Morning clouds of disbelief have given way to sadness. I’m grieving, as are at least 16 million other people around me. Not only for the EU and for a united stance against the horrors of the world today - but for the country I grew up in.
It’s been exhausting to follow the lead up to the referendum. To feel myself tense up as someone in the room mentions UKIP, or Brexit. To have to be the one to say “but they’re racist” and be met with “but their economic ideas make sense” by people I had formerly respected- and to repeatedly realise first-hand that so many of us have no problem with ignoring bigotry when it suits. To know that if this were the political climate when my parents were coming over from Bangladesh in the 70s, it’s highly unlikely that I would ever have been able to grow up here, or had any of the opportunities afforded to me during my childhood.
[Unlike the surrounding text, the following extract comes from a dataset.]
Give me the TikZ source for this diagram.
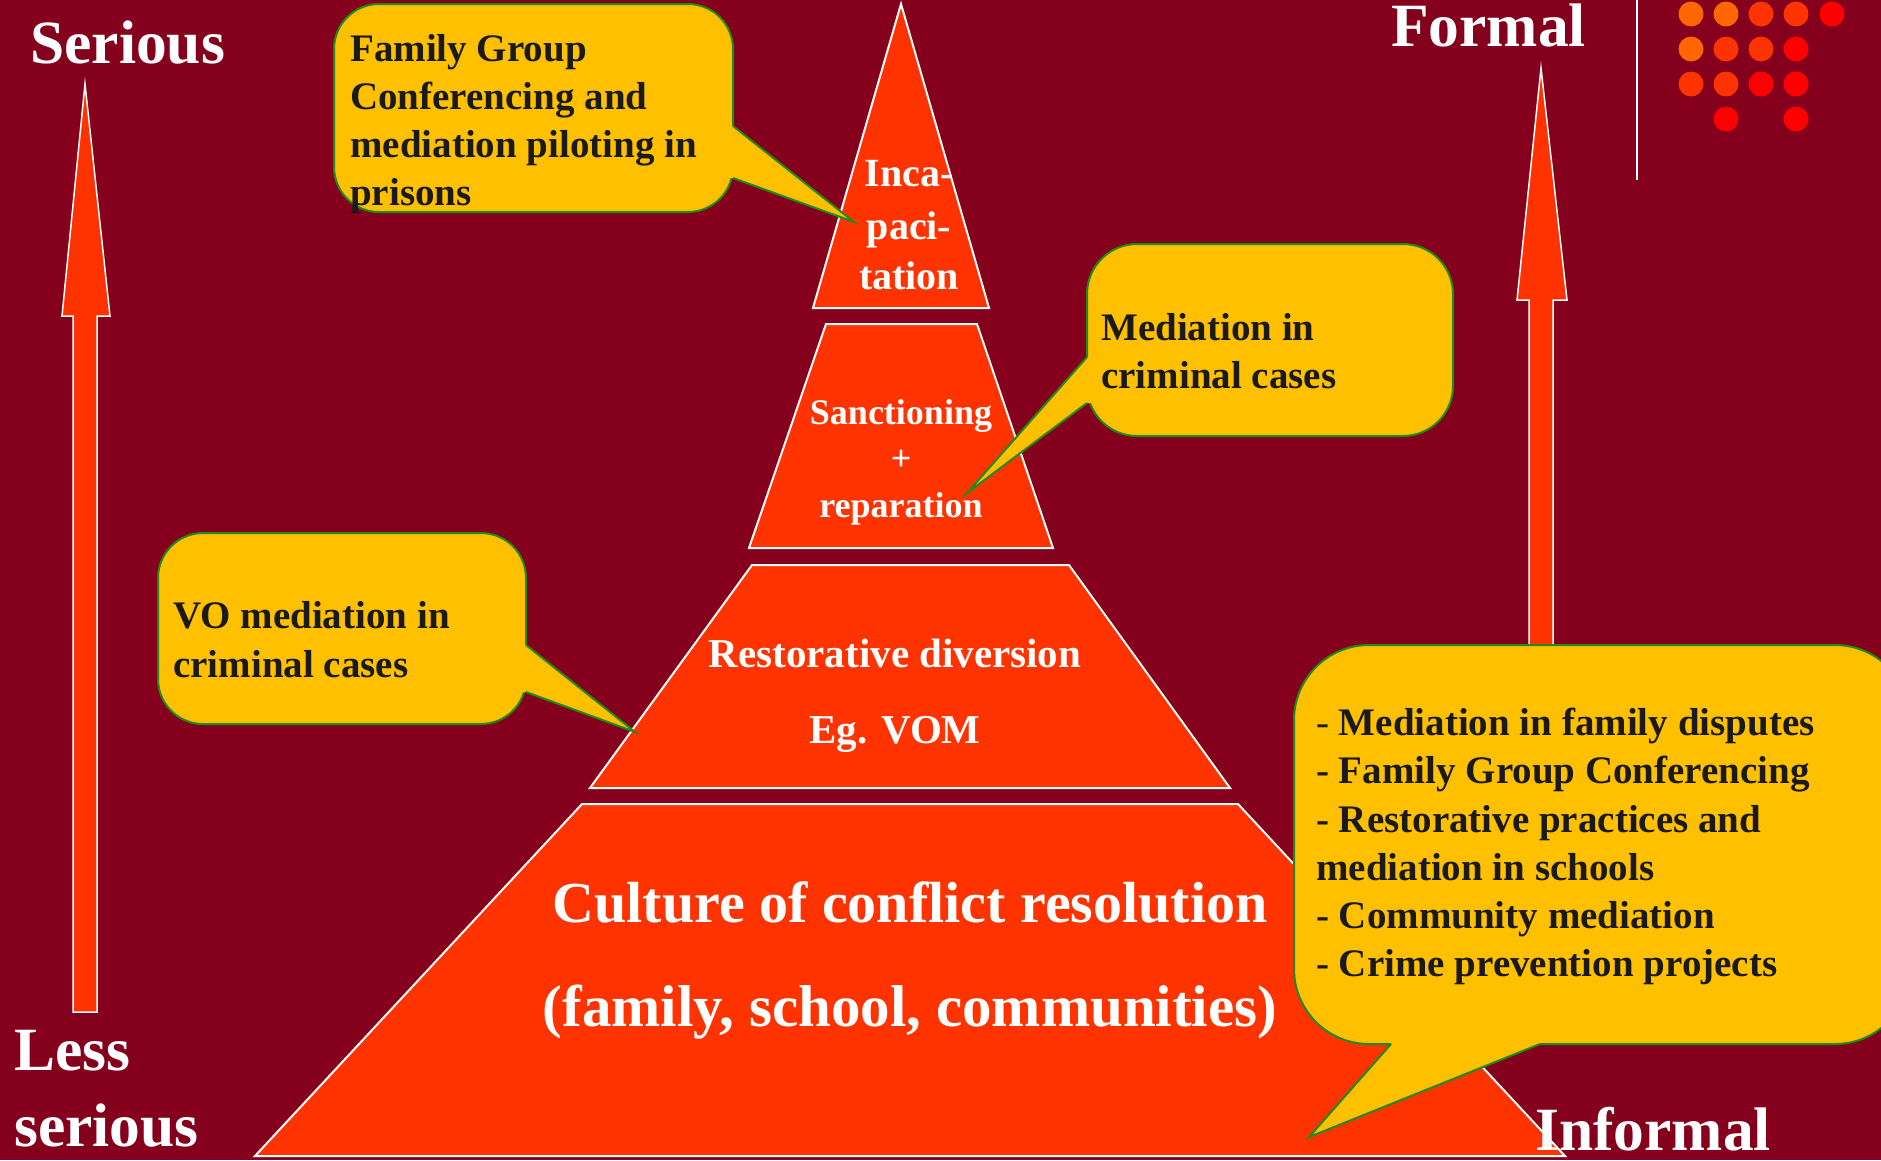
\documentclass[tikz,border=0pt]{standalone}
\usepackage{fontspec}
\setmainfont{Liberation Serif}
\definecolor{bg}{HTML}{85001C}
\definecolor{tierred}{HTML}{FF3300}
\definecolor{calloutgold}{HTML}{FFC000}
\definecolor{calloutline}{HTML}{1F8A1F}
\definecolor{ctextcol}{HTML}{1A1A1A}
\definecolor{dotorange}{HTML}{FF6600}
\definecolor{dotredorange}{HTML}{FF3300}
\definecolor{dotred}{HTML}{FF0000}
\begin{document}
\begin{tikzpicture}[x=1pt,y=-1pt,
  tier/.style={fill=tierred,draw=white,line width=2pt,line join=miter},
  bigarrow/.style={fill=tierred,draw=white,line width=1.5pt},
  bubble/.style={fill=calloutgold,draw=calloutline,line width=2pt},
  bubblefill/.style={fill=calloutgold},
  bubbleedge/.style={draw=calloutline,line width=2pt,line join=miter},
  lbl/.style={text=white,font=\bfseries\fontsize{61.5}{61.5}\selectfont,inner sep=0pt,anchor=base west},
  tiertext/.style={text=white,inner sep=0pt,anchor=base},
  ctext/.style={text=ctextcol,font=\bfseries\fontsize{39}{39}\selectfont,inner sep=0pt,anchor=base west}
]
\useasboundingbox (0,0) rectangle (1881,1160);
\clip (0,0) rectangle (1881,1160);
\fill[bg] (0,0) rectangle (1881,1160);

% side arrows
\draw[bigarrow] (85,84) -- (110,316) -- (97,316) -- (97,1012) -- (73,1012) -- (73,316) -- (62,316) -- cycle;
\draw[bigarrow] (1541,68) -- (1567,300) -- (1553,300) -- (1553,720) -- (1529,720) -- (1529,300) -- (1517,300) -- cycle;

% decorative line and dots
\draw[white,line width=1.5pt] (1637,0) -- (1637,180);
\foreach \x/\y/\c in {1691/14/dotorange,1726/14/dotorange,1761/14/dotredorange,1796/14/dotredorange,1832/14/dotred,
  1691/49/dotorange,1726/49/dotredorange,1761/49/dotredorange,1796/49/dotred,
  1691/84/dotredorange,1726/84/dotredorange,1761/84/dotred,1796/84/dotred,
  1726/119/dotred,1796/119/dotred}
  \fill[\c] (\x,\y) circle[radius=12.5];

% pyramid
\draw[tier] (901,4) -- (989,308) -- (813,308) -- cycle;
\draw[tier] (826,324) -- (977,324) -- (1053,548) -- (749,548) -- cycle;
\draw[tier] (752,565) -- (1069,565) -- (1230,788) -- (590,788) -- cycle;
\draw[tier] (582,804) -- (1238,804) -- (1565,1156) -- (255,1156) -- cycle;

\begin{scope}[every node/.append style={tiertext,font=\bfseries\fontsize{40}{40}\selectfont}]
\node (t1a) at (909,186) {Inca-};
\node (t1b) at (909,239) {paci-};
\node (t1c) at (909,289) {tation};
\end{scope}
\begin{scope}[every node/.append style={tiertext,font=\bfseries\fontsize{36}{36}\selectfont}]
\node (t2a) at (901,424) {Sanctioning};
\node (t2b) at (901,470) {+};
\node (t2c) at (901,517) {reparation};
\end{scope}
\begin{scope}[every node/.append style={tiertext,font=\bfseries\fontsize{41}{41}\selectfont}]
\node (t3a) at (895,667) {Restorative diversion};
\node (t3b) at (895,743) {Eg. VOM};
\end{scope}
\begin{scope}[every node/.append style={tiertext,font=\bfseries\fontsize{58}{58}\selectfont}]
\node (t4a) at (910,922) {Culture of conflict resolution};
\node[font=\bfseries\fontsize{59}{59}\selectfont] (t4b) at (910,1026) {(family, school, communities)};
\end{scope}

% axis labels
\node[lbl] (serious) at (30,63) {Serious};
\node[lbl] (less) at (14,1070) {Less};
\node[lbl] (lessb) at (14,1146) {serious};
\node[lbl] (formal) at (1391,46) {Formal};

% callout 1
\draw[bubble,rounded corners=45pt] (334,4) rectangle (733,212);
\fill[bubblefill] (715,126) -- (733,126) -- (854,222) -- (733,178) -- (715,178) -- cycle;
\draw[bubbleedge] (733,126) -- (854,222) -- (733,178);
\node[ctext] (c1a) at (350,61) {Family Group};
\node[ctext] (c1b) at (350,109) {Conferencing and};
\node[ctext] (c1c) at (350,157) {mediation piloting in};
\node[ctext] (c1d) at (350,205) {prisons};

% callout 2
\draw[bubble,rounded corners=50pt] (1087,244) rectangle (1453,436);
\fill[bubblefill] (1105,357) -- (1087,357) -- (967,493) -- (1087,403) -- (1105,403) -- cycle;
\draw[bubbleedge] (1087,357) -- (967,493) -- (1087,403);
\node[ctext] (c2a) at (1101,340) {Mediation in};
\node[ctext] (c2b) at (1101,388) {criminal cases};

% callout 3
\draw[bubble,rounded corners=45pt] (158,533) rectangle (526,724);
\fill[bubblefill] (508,645) -- (526,645) -- (635,732) -- (526,692) -- (508,692) -- cycle;
\draw[bubbleedge] (526,645) -- (635,732) -- (526,692);
\node[ctext] (c3a) at (173,628) {VO mediation in};
\node[ctext] (c3b) at (173,677) {criminal cases};

% callout 4
\draw[bubble,rounded corners=75pt] (1294,645) rectangle (1910,1044);
\fill[bubblefill] (1391,1026) -- (1391,1044) -- (1309,1137) -- (1540,1044) -- (1540,1026) -- cycle;
\draw[bubbleedge] (1391,1044) -- (1309,1137) -- (1540,1044);
\node[ctext] (c4a) at (1316,735) {\mdseries-\bfseries{} Mediation in family disputes};
\node[ctext] (c4b) at (1316,783) {- Family Group Conferencing};
\node[ctext] (c4c) at (1316,832) {- Restorative practices and};
\node[ctext] (c4d) at (1316,880) {mediation in schools};
\node[ctext] (c4e) at (1316,928) {- Community mediation};
\node[ctext] (c4f) at (1316,976) {- Crime prevention projects};

\node[lbl] (informal) at (1535,1150) {Informal};
\end{tikzpicture}
\end{document}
It’s been a strange process to watch from abroad as this anti-immigrant, xenophobic sentiment took hold in the UK. At first, I tried to ignore it. I had that privilege, I live in Berlin, it doesn’t affect me so much. Slowly, I took more notice. I started to talk to friends about it, to engage online, and yesterday, I flew back to help in some last-minute campaigning for the Remain campaign on polling day. I’m proud I did that, but I regret so much that it took me so long to get more involved.
I suspect many people will share that feeling today, too. Ignoring what’s been going on in our country’s politics is what’s got us here today. We were too comfortable, and uninvolved in decisions and politics that have made a huge impact on our lives. We didn’t realise how much we had to lose, or that we needed to actively protect the rights that we enjoy, no matter how we feel about party politics.
Talking to friends yesterday, it came out that many of them talked about politics on Facebook for the very first time thanks to this referendum. Many of us grew up with a deep mistrust in the British political system - seeing white men who went to Eton and Oxford coincidentally rise through the ranks to run the country, over and over again, will do that to you. Many in my social circles were relatively happy with the status quo. Not ecstatic, but doing okay; struggling to buy houses, but with jobs, and slowly paying off student debt. Again, a privilege - and one clearly not shared by many of marginalised and disenfranchised people across the country who used this occasion to finally make their voices heard.
The country is split. The voting shows that. The splits are stark, too - from age, to levels of education, to geographic borders. Party politics had little to do with this. The lies and the misinformation that was spread during this campaign were poison, ugly untruths, irresponsible in the deepest sense of the word.
It’s been hard to watch that happen, too. This is the dirtiest, most vicious campaign I’ve ever seen. Jo Cox’s murder was an extra, devastating blow - but as Alex Massie wrote, you can’t shout BREAKING POINT over and over again, and be surprised when someone breaks. I’m sad for the result, I’m sad for the way that the campaign played out, and I’m sad about the rising waves of right-wing sentiment that are spreading across the country. This isn’t the country I grew up in.
And now? The fact it took us too long to realise what was happening, to take the threats seriously, to not just push for change but to defend what we hold dear, is something that we need to remember and not repeat. We’ve lost a lot today, and our country won’t be the same again.
It’s nothing like the process I would have wanted, but we can’t lose more, and now, we need to do the very best we can. Whatever the party politics, those standing against bigotry, discrimination, and downright idiocy, must stand together. I’m in grieving, but I’m conscious of the active, vocal role that we all need to play to prevent this getting worse. As my friend Sarah wrote this morning: I’m heartbroken, but not broken.